In this talk, we investigate mathematically how capillary-driven viscous thin fluid films evolve on microscopic length scales, in which case thermal noise due to fluctuations of the fluid particles comes into play. The underlying stochastic partial differential equation (SPDE) is a stochastic thin-film equation, a fourth-order degenerate-paraolic PDE driven by nonlinear gradient noise. This equation was first suggested in the physical literature approximately 20 years ago and existence of solutions for nonlinear noise was only established very recently. The key observation is that the Stratonovich formulation of the equation is the physically correct mathematical formulation, leading to a suitable balance of fluctuations and dissipation of the underlying physics and the correct balance in the energy-entropy dissipation relations.

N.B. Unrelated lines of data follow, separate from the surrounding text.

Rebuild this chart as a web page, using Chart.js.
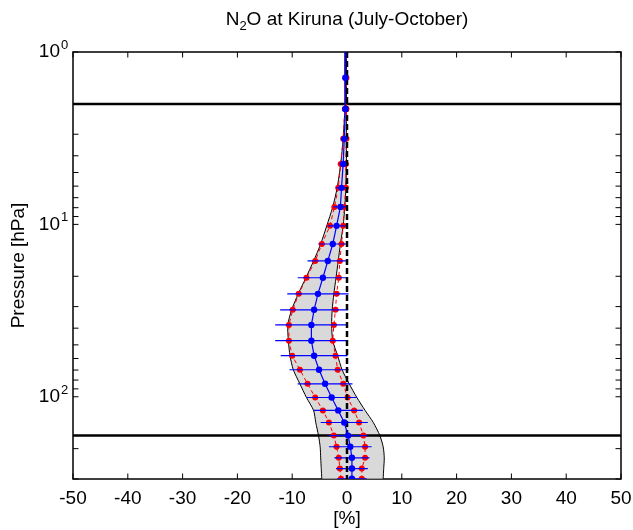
<!DOCTYPE html>
<html lang="en">
<head>
  <meta charset="UTF-8">
  <title>N2O at Kiruna (July-October)</title>
  <script src="https://cdn.jsdelivr.net/npm/chart.js"></script>
  <style>
    body { margin: 0; padding: 0; background: #fff; }
    canvas { display: block; }
  </style>
</head>
<body>
  <canvas id="profileChart" width="633" height="530"></canvas>

  <script>
    // pressure levels [hPa], top to bottom
    const pressure = [0.95, 1.41, 2.14, 3.19, 4.46, 6.14, 7.92, 10.2, 13.0, 16.3, 20.4, 25.3, 31.3,
                      38.3, 47.3, 57.8, 69.7, 84.1, 101, 120, 141, 168, 195, 226, 261, 299];

    // mean relative difference [%] and its error bar half width
    const meanDiff = [-0.2, -0.3, -0.3, -0.5, -0.7, -1.0, -1.2, -1.9, -2.6, -3.5, -4.4, -5.3, -6.0,
                      -6.5, -6.5, -6.0, -5.1, -4.0, -2.8, -1.6, -0.5, 0.2, 0.6, 0.9, 0.9, 0.9];
    const meanErr  = [0.2, 0.3, 0.3, 0.5, 0.7, 1.0, 1.3, 1.6, 2.6, 3.7, 4.6, 5.6, 6.2,
                      6.6, 6.6, 6.1, 5.4, 5.0, 4.6, 4.5, 4.3, 3.5, 3.9, 3.2, 2.9, 2.7];

    // red profiles (mean -/+ spread) and their small error bars
    const redLow  = [-0.3, -0.3, -0.4, -0.7, -1.15, -1.6, -2.3, -3.1, -4.6, -5.8, -7.4, -8.8, -9.9,
                     -10.6, -10.6, -10.0, -8.6, -7.2, -5.8, -4.4, -3.3, -2.4, -1.9, -1.5, -1.3, -1.1];
    const redHigh = [-0.1, -0.1, -0.1, -0.1, -0.2, -0.2, -0.5, -0.7, -1.0, -1.3, -1.5, -1.9, -2.1,
                     -2.4, -2.6, -2.1, -1.7, -0.7, 0.1, 1.3, 2.2, 3.0, 3.3, 3.3, 2.7, 2.7];
    const redErr  = [0.1, 0.1, 0.2, 0.3, 0.4, 0.4, 0.5, 0.5, 0.6, 0.6, 0.6, 0.6, 0.6,
                     0.6, 0.6, 0.6, 0.6, 0.6, 0.6, 0.6, 0.6, 0.6, 0.6, 0.6, 0.6, 0.6];

    // grey envelope
    const envLow  = [-0.4, -0.4, -0.4, -0.7, -1.15, -1.8, -2.6, -3.7, -4.8, -6.1, -7.5, -8.9, -10.1,
                     -10.8, -10.7, -10.4, -9.8, -8.6, -7.4, -6.1, -5.7, -5.2, -4.9, -4.8, -4.7, -4.6];
    const envHigh = [-0.1, -0.1, -0.1, -0.1, -0.1, -0.2, -0.4, -0.7, -1.2, -1.6, -2.0, -2.4, -2.7,
                     -2.8, -2.6, -1.7, -0.9, 0.4, 1.8, 3.3, 4.8, 6.0, 6.6, 6.8, 6.7, 6.6];

    // horizontal reference levels [hPa]
    const refLevels = [2, 168];

    // y axis decade labels (exponents of 10)
    const yDecades = [0, 1, 2];
    const xTickValues = [-50, -40, -30, -20, -10, 0, 10, 20, 30, 40, 50];

    const FONT = 'Arial, "Liberation Sans", sans-serif';
    Chart.defaults.font.family = FONT;
    Chart.defaults.color = '#000';

    function profile(values) {
      return pressure.map((p, i) => ({ x: values[i], y: p }));
    }

    function errorBars(center, err) {
      const pts = [];
      pressure.forEach((p, i) => {
        pts.push({ x: center[i] - err[i], y: p });
        pts.push({ x: center[i] + err[i], y: p });
        pts.push({ x: null, y: p });
      });
      return pts;
    }

    const lineBase = { pointRadius: 0, tension: 0, fill: false, spanGaps: false };

    const datasets = [
      { ...lineBase, data: profile(envLow), borderColor: '#000', borderWidth: 1,
        fill: '+1', backgroundColor: '#d9d9d9', tension: 0.25, order: 10 },
      { ...lineBase, data: profile(envHigh), borderColor: '#000', borderWidth: 1,
        tension: 0.25, order: 9 },
      ...refLevels.map(p => ({ ...lineBase, data: [{ x: -50, y: p }, { x: 50, y: p }],
        borderColor: '#000', borderWidth: 2.5, order: 8 })),
      { ...lineBase, data: profile(redLow), borderColor: '#ff0000', borderWidth: 1,
        borderDash: [4, 3], pointRadius: 3, pointBackgroundColor: '#ff0000',
        pointBorderColor: '#ff0000', pointBorderWidth: 0, order: 7 },
      { ...lineBase, data: profile(redHigh), borderColor: '#ff0000', borderWidth: 1,
        borderDash: [4, 3], pointRadius: 3, pointBackgroundColor: '#ff0000',
        pointBorderColor: '#ff0000', pointBorderWidth: 0, order: 7 },
      { ...lineBase, data: errorBars(redLow, redErr), borderColor: '#ff0000', borderWidth: 1.2, order: 6 },
      { ...lineBase, data: errorBars(redHigh, redErr), borderColor: '#ff0000', borderWidth: 1.2, order: 6 },
      { ...lineBase, data: errorBars(meanDiff, meanErr), borderColor: '#0000ff', borderWidth: 1.2, order: 5 },
      { ...lineBase, data: [{ x: 0, y: 1 }, { x: 0, y: 300 }], borderColor: '#000',
        borderWidth: 2.5, borderDash: [6, 3], order: 4 },
      { ...lineBase, data: profile(meanDiff), borderColor: '#0000ff', borderWidth: 1.2,
        pointRadius: 3.2, pointBackgroundColor: '#0000ff', pointBorderColor: '#0000ff',
        pointBorderWidth: 0, order: 3 }
    ];

    // MATLAB style box with inward ticks, superscript decade labels and the title
    const axesBox = {
      id: 'axesBox',
      beforeDatasetsDraw(chart) {
        const { ctx, chartArea: a, scales: { x, y } } = chart;
        const len = 5.5;
        ctx.save();
        ctx.strokeStyle = '#000';
        ctx.lineWidth = 1;
        ctx.beginPath();
        xTickValues.forEach(v => {
          const px = x.getPixelForValue(v);
          ctx.moveTo(px, a.bottom); ctx.lineTo(px, a.bottom - len);
          ctx.moveTo(px, a.top); ctx.lineTo(px, a.top + len);
        });
        yDecades.forEach(e => {
          for (let m = 1; m <= 9; m++) {
            const v = m * Math.pow(10, e);
            if (v > y.max) break;
            const py = y.getPixelForValue(v);
            ctx.moveTo(a.left, py); ctx.lineTo(a.left + len, py);
            ctx.moveTo(a.right, py); ctx.lineTo(a.right - len, py);
          }
        });
        ctx.stroke();
        ctx.lineWidth = 1.5;
        ctx.strokeRect(a.left, a.top, a.width, a.height);
        ctx.restore();
      },
      afterDraw(chart) {
        const { ctx, chartArea: a, scales: { y } } = chart;
        ctx.save();
        ctx.fillStyle = '#000';

        // decade labels 10^n
        yDecades.forEach(e => {
          const py = y.getPixelForValue(Math.pow(10, e));
          ctx.font = '19px ' + FONT;
          ctx.textAlign = 'right';
          ctx.textBaseline = 'middle';
          ctx.fillText('10', a.left - 13, py);
          ctx.font = '13px ' + FONT;
          ctx.textAlign = 'left';
          ctx.textBaseline = 'alphabetic';
          ctx.fillText(String(e), a.left - 12, py - 3);
        });

        // title with subscript
        const big = '19px ' + FONT, small = '13px ' + FONT;
        const parts = [['N', big, 0], ['2', small, 5], ['O at Kiruna (July-October)', big, 0]];
        let total = 0;
        parts.forEach(([t, f]) => { ctx.font = f; total += ctx.measureText(t).width; });
        let cx = (a.left + a.right) / 2 - total / 2;
        ctx.textAlign = 'left';
        ctx.textBaseline = 'alphabetic';
        parts.forEach(([t, f, dy]) => {
          ctx.font = f;
          ctx.fillText(t, cx, 25 + dy);
          cx += ctx.measureText(t).width;
        });
        ctx.restore();
      }
    };

    new Chart(document.getElementById('profileChart').getContext('2d'), {
      type: 'line',
      data: { datasets: datasets },
      options: {
        indexAxis: 'y',
        responsive: false,
        animation: false,
        layout: { padding: { top: 52, right: 12, left: 0, bottom: 0 } },
        scales: {
          x: {
            type: 'linear',
            position: 'bottom',
            min: -50,
            max: 50,
            grid: { display: false, drawTicks: false },
            border: { display: false },
            ticks: { stepSize: 10, padding: 8, font: { size: 19 }, color: '#000', maxRotation: 0 },
            title: { display: true, text: '[%]', font: { size: 19 }, color: '#000', padding: { top: 0, bottom: 0 } },
            afterFit: s => { s.height = 51; s.paddingLeft = 0; s.paddingRight = 0; }
          },
          y: {
            type: 'logarithmic',
            position: 'left',
            reverse: true,
            min: 1,
            max: 300,
            grid: { display: false, drawTicks: false },
            border: { display: false },
            ticks: { display: false },
            title: { display: true, text: 'Pressure [hPa]', font: { size: 19 }, color: '#000', padding: { top: 7, bottom: 0 } },
            afterFit: s => { s.width = 73; s.paddingTop = 0; s.paddingBottom = 0; }
          }
        },
        plugins: {
          legend: { display: false },
          tooltip: { enabled: false },
          title: { display: false }
        }
      },
      plugins: [axesBox]
    });
  </script>
</body>
</html>
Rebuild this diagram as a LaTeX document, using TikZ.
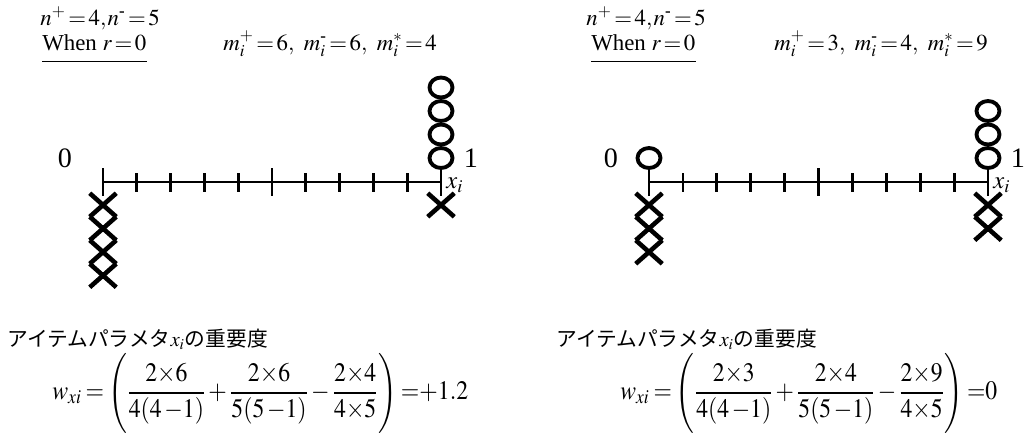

Specifically we are able to establish existence of nonnegative martingale solutions for nonlinear mobilities and we further prove existence of measure-valued solutions for initial values with non-full support. The latter forms a first step towards proving finite speed of propagation and for investigating contact-line dynamics on microscopic length scales.

This talk is based on joint works with Konstantinos Dareiotis (Leeds), Benjamin Gess (TU Berlin and Max Planck Institute MiS, Leipzig), Günther Grün (Erlangen), and Max Sauerbrey (formerly TU Delft, now Max Planck Institute MiS, Leipzig).